▶ _Record excerpts_
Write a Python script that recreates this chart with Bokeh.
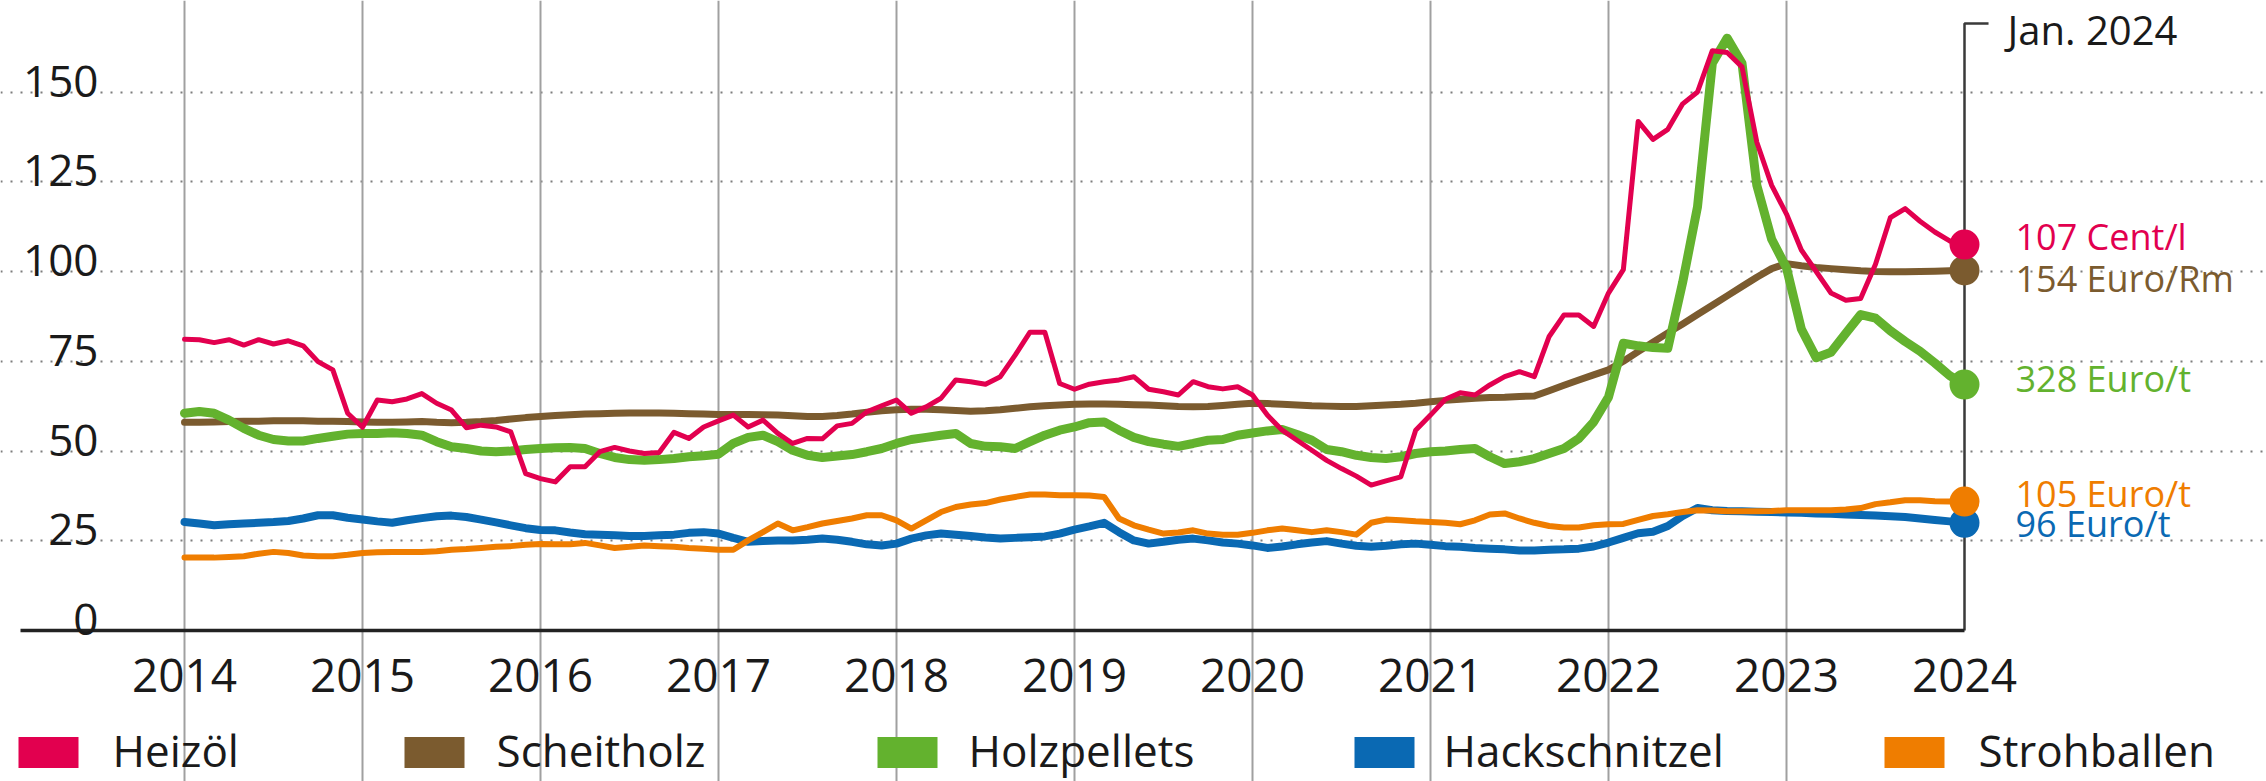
from bokeh.plotting import figure
from bokeh.models import Range1d, Grid, FixedTicker
from bokeh.core.properties import value
from bokeh.embed import file_html
from bokeh.resources import INLINE

# ---------------- data (monthly, Jan 2014 .. Jan 2024) ----------------
start_year = 2014
heizoel = [
    81.1, 81.0, 80.2, 81.0, 79.5, 81.0, 79.8, 80.7, 79.3, 74.9, 72.6, 60.5,
    56.6, 64.2, 63.7, 64.5, 66.0, 63.3, 61.4, 56.5, 57.2, 56.7, 55.3, 43.7,
    42.3, 41.4, 45.6, 45.6, 49.8, 51.0, 50.0, 49.3, 49.6, 55.2, 53.5, 56.7,
    58.4, 60.0, 56.7, 58.6, 54.9, 52.1, 53.5, 53.4, 57.0, 57.7, 60.9, 62.6,
    64.2, 60.5, 62.3, 64.7, 69.8, 69.3, 68.6, 70.7, 76.7, 83.1, 83.1, 68.8,
    67.2, 68.6, 69.3, 69.8, 70.7, 67.2, 66.5, 65.6, 69.3, 67.9, 67.3, 67.9,
    65.6, 60.0, 55.8, 53.0, 50.2, 47.4, 45.1, 43.0, 40.5, 41.7, 42.8, 55.8,
    60.0, 64.4, 66.2, 65.6, 68.4, 70.7, 72.1, 70.7, 81.9, 87.9, 87.9, 84.7,
    94.0, 100.5, 141.8, 136.8, 139.6, 146.7, 150.0, 161.5, 161.0, 157.0, 136.0, 124.0,
    116.0, 106.0, 100.0, 94.0, 92.0, 92.5, 102.0, 115.0, 117.5, 114.0, 111.0, 108.5,
    107.5,
]
scheitholz = [
    58.0, 58.0, 58.1, 58.2, 58.3, 58.3, 58.4, 58.4, 58.4, 58.3, 58.3, 58.2,
    58.1, 58.0, 58.0, 58.1, 58.2, 58.0, 57.9, 58.0, 58.2, 58.5, 58.9, 59.3,
    59.6, 59.9, 60.1, 60.3, 60.4, 60.5, 60.6, 60.6, 60.6, 60.5, 60.4, 60.3,
    60.2, 60.2, 60.2, 60.1, 60.0, 59.8, 59.6, 59.6, 59.9, 60.3, 60.8, 61.2,
    61.5, 61.6, 61.6, 61.5, 61.3, 61.1, 61.2, 61.5, 61.9, 62.3, 62.6, 62.8,
    63.0, 63.1, 63.1, 63.0, 62.9, 62.8, 62.6, 62.4, 62.3, 62.4, 62.7, 63.0,
    63.3, 63.2, 63.0, 62.8, 62.6, 62.5, 62.4, 62.4, 62.6, 62.8, 63.0, 63.3,
    63.7, 64.1, 64.4, 64.7, 64.9, 65.0, 65.2, 65.3, 66.8, 68.3, 69.8, 71.2,
    72.6, 75.0, 77.7, 80.3, 82.9, 85.4, 88.0, 90.6, 93.2, 95.8, 98.4, 100.8,
    102.2, 101.6, 101.1, 100.8, 100.5, 100.2, 100.0, 99.9, 99.9, 100.0, 100.1, 100.2,
    100.3,
]
holzpellets = [
    60.5, 61.0, 60.5, 58.6, 56.3, 54.4, 53.2, 52.8, 52.8, 53.5, 54.1, 54.7,
    54.9, 54.9, 55.1, 54.9, 54.4, 52.6, 51.2, 50.7, 50.0, 49.8, 50.0, 50.4,
    50.7, 50.9, 51.0, 50.7, 49.3, 48.2, 47.6, 47.4, 47.6, 47.9, 48.4, 48.7,
    49.1, 52.1, 53.8, 54.4, 52.6, 50.2, 48.8, 48.2, 48.6, 49.0, 49.8, 50.7,
    52.1, 53.2, 53.8, 54.4, 54.9, 52.1, 51.3, 51.2, 50.7, 52.6, 54.4, 55.8,
    56.7, 57.9, 58.1, 55.8, 53.8, 52.6, 51.9, 51.3, 52.1, 53.0, 53.2, 54.4,
    55.0, 55.6, 56.0, 54.6, 53.0, 50.4, 49.8, 48.8, 48.2, 47.9, 48.4, 49.3,
    49.8, 50.0, 50.4, 50.7, 48.4, 46.5, 47.0, 47.9, 49.3, 50.7, 53.5, 58.1,
    65.0, 80.0, 79.3, 78.8, 78.6, 97.0, 118.0, 158.0, 165.0, 158.0, 124.0, 109.0,
    101.0, 84.0, 76.0, 77.5, 82.8, 88.0, 87.0, 83.5, 80.5, 77.8, 74.5, 71.0,
    68.5,
]
hackschnitzel = [
    30.2, 29.8, 29.3, 29.6, 29.8, 30.0, 30.2, 30.5, 31.2, 32.1, 32.1, 31.4,
    30.9, 30.4, 30.0, 30.7, 31.3, 31.8, 32.0, 31.6, 30.9, 30.1, 29.3, 28.5,
    28.0, 27.9, 27.3, 26.8, 26.7, 26.5, 26.3, 26.3, 26.5, 26.7, 27.2, 27.4,
    27.0, 25.8, 24.7, 24.9, 25.1, 25.1, 25.3, 25.6, 25.3, 24.7, 24.0, 23.7,
    24.2, 25.6, 26.5, 27.0, 26.7, 26.3, 25.9, 25.6, 25.8, 26.0, 26.2, 27.0,
    28.1, 29.0, 30.0, 27.4, 25.1, 24.2, 24.7, 25.3, 25.6, 25.1, 24.5, 24.2,
    23.7, 23.0, 23.4, 24.0, 24.5, 24.9, 24.2, 23.6, 23.3, 23.6, 24.0, 24.2,
    23.9, 23.5, 23.3, 23.0, 22.8, 22.6, 22.3, 22.3, 22.5, 22.6, 22.8, 23.4,
    24.5, 25.8, 27.1, 27.5, 29.1, 31.9, 34.1, 33.5, 33.3, 33.2, 33.1, 33.0,
    32.9, 32.8, 32.6, 32.5, 32.3, 32.2, 32.0, 31.8, 31.6, 31.2, 30.8, 30.4,
    30.0,
]
strohballen = [
    20.3, 20.3, 20.3, 20.5, 20.7, 21.4, 21.9, 21.6, 20.9, 20.7, 20.7, 21.1,
    21.6, 21.8, 21.9, 21.9, 21.9, 22.1, 22.5, 22.7, 23.0, 23.3, 23.5, 23.9,
    24.1, 24.0, 24.0, 24.4, 23.7, 23.0, 23.3, 23.7, 23.5, 23.3, 23.0, 22.8,
    22.5, 22.5, 25.1, 27.4, 29.8, 27.9, 28.8, 29.8, 30.5, 31.2, 32.1, 32.1,
    30.7, 28.4, 30.7, 33.0, 34.4, 35.1, 35.5, 36.5, 37.2, 37.9, 37.9, 37.7,
    37.7, 37.6, 37.2, 31.2, 29.3, 28.1, 27.0, 27.3, 27.9, 27.0, 26.7, 26.7,
    27.2, 27.9, 28.4, 27.9, 27.4, 27.9, 27.4, 26.7, 30.0, 30.9, 30.7, 30.4,
    30.2, 30.0, 29.6, 30.7, 32.3, 32.6, 31.2, 30.0, 29.1, 28.7, 28.7, 29.3,
    29.6, 29.7, 30.8, 31.9, 32.4, 33.0, 33.5, 33.4, 33.2, 33.2, 33.2, 33.3,
    33.5, 33.5, 33.5, 33.5, 33.7, 34.1, 35.2, 35.7, 36.3, 36.3, 36.0, 35.9,
    35.9,
]

series_names = ["Heizöl", "Scheitholz", "Holzpellets", "Hackschnitzel", "Strohballen"]
end_labels = ["107 Cent/l", "154 Euro/Rm", "328 Euro/t", "96 Euro/t", "105 Euro/t"]
year_ticks = list(range(2014, 2025))
y_ticks = [0, 25, 50, 75, 100, 125, 150]
y_tick_labels = ["0", "25", "50", "75", "100", "125", "150"]
corner_label = "Jan. 2024"

# ---------------- styling / layout ----------------
colors = {
    "Heizöl": "#e2004f",
    "Scheitholz": "#7b5b2f",
    "Holzpellets": "#63b22e",
    "Hackschnitzel": "#0a69b3",
    "Strohballen": "#ef7d00",
}
widths = {"Heizöl": 5, "Scheitholz": 7, "Holzpellets": 9, "Hackschnitzel": 8, "Strohballen": 6}
FONT = value("Open Sans")
INK = "#1a1a1a"

x = [start_year + i / 12 for i in range(len(heizoel))]
data = {
    "Heizöl": heizoel,
    "Scheitholz": scheitholz,
    "Holzpellets": holzpellets,
    "Hackschnitzel": hackschnitzel,
    "Strohballen": strohballen,
}

# pixel geometry of the reference: 2014 at x=184, 178 px per year; y=0 at 630, 3.59 px per unit
PX_X0, PX_PER_YEAR = 184.0, 178.0
PX_Y0, PX_PER_UNIT = 630.0, 3.59
W, H = 2266, 781
to_year = lambda px: 2014 + (px - PX_X0) / PX_PER_YEAR
to_val = lambda py: (PX_Y0 - py) / PX_PER_UNIT

p = figure(width=W, height=H,
           x_range=Range1d(to_year(0), to_year(W)),
           y_range=Range1d(to_val(H), to_val(0)),
           x_axis_type=None, y_axis_type=None,
           toolbar_location=None, output_backend="svg",
           min_border=0, outline_line_color=None)
p.background_fill_color = "white"
p.border_fill_color = "white"

x_end = year_ticks[-1]
top = to_val(23)
left_edge = to_year(20)

# grids
hgrid = Grid(dimension=1, ticker=FixedTicker(ticks=y_ticks[1:]), bounds=(left_edge, x_end),
             grid_line_color="#7d7d7d", grid_line_width=2, grid_line_dash="2 8")
vgrid = Grid(dimension=0, ticker=FixedTicker(ticks=year_ticks[:-1]), bounds=(0, top),
             grid_line_color="#a0a0a0", grid_line_width=2)
p.add_layout(hgrid)
p.add_layout(vgrid)

# right frame line with small top tick, baseline
p.line([x_end, x_end, x_end + 0.135], [0, top, top], line_color="#3a3a3a", line_width=2.5)
p.line([left_edge, x_end], [0, 0], line_color="#222222", line_width=3.5)

# series (draw order so that red is on top)
order = ["Hackschnitzel", "Strohballen", "Scheitholz", "Holzpellets", "Heizöl"]
for name in order:
    p.line(x, data[name], line_color=colors[name], line_width=widths[name],
           line_join="round", line_cap="round")
for name in order:
    p.scatter([x[-1]], [data[name][-1]], size=30, fill_color=colors[name], line_color=None)

# y tick labels (inside, above gridlines)
p.text(x=[to_year(98)] * len(y_ticks), y=y_ticks, text=y_tick_labels, text_font=FONT,
       text_font_size="44px", text_color=INK, text_align="right", text_baseline="alphabetic",
       y_offset=-11)

# year labels
p.text(x=year_ticks, y=[to_val(675)] * len(year_ticks), text=[str(t) for t in year_ticks],
       text_font=FONT, text_font_size="46px", text_color=INK, text_align="center",
       text_baseline="middle")

# corner label
p.text(x=[to_year(2007)], y=[to_val(29)], text=[corner_label], text_font=FONT, text_font_size="40px",
       text_color=INK, text_align="left", text_baseline="middle")

# end labels
end_label_y = [to_val(236), to_val(278), to_val(378), to_val(523), to_val(493)]
end_label_colors = [colors["Heizöl"], colors["Scheitholz"], colors["Holzpellets"],
                    colors["Hackschnitzel"], colors["Strohballen"]]
p.text(x=[to_year(2015)] * 5, y=end_label_y, text=end_labels, text_font=FONT, text_font_size="36px",
       text_color=end_label_colors, text_align="left", text_baseline="middle")

# legend (manual, single row below the chart)
legend_box_px = [48, 434, 907, 1384, 1914]
legend_text_px = [112, 496, 968, 1443, 1978]
p.rect(x=[to_year(v) for v in legend_box_px], y=[to_val(752)] * 5, width=60, height=31,
       width_units="screen", height_units="screen",
       fill_color=[colors[n] for n in series_names], line_color=None)
p.text(x=[to_year(v) for v in legend_text_px], y=[to_val(749)] * 5, text=series_names, text_font=FONT,
       text_font_size="44px", text_color=INK, text_align="left", text_baseline="middle")

open("out.html", "w").write(file_html(p, INLINE))
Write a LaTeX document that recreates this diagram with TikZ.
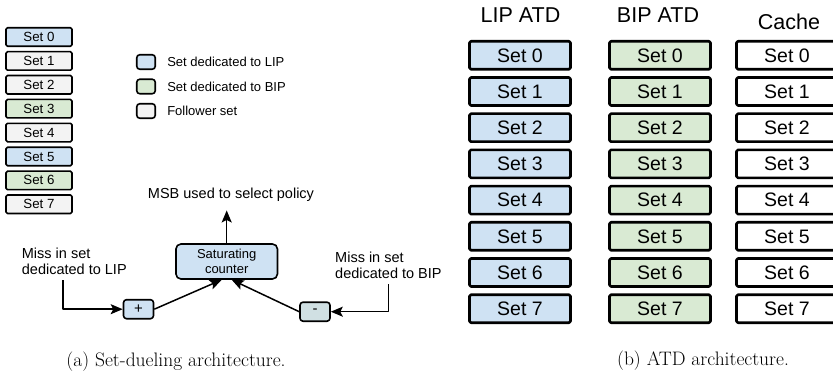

▶ _Problem description_
Take every line from the data that contains the word "chart".

▶ _Reply to the exercise_
Write a Python script that recreates this chart with Bokeh.
# legend (manual, single row below the chart)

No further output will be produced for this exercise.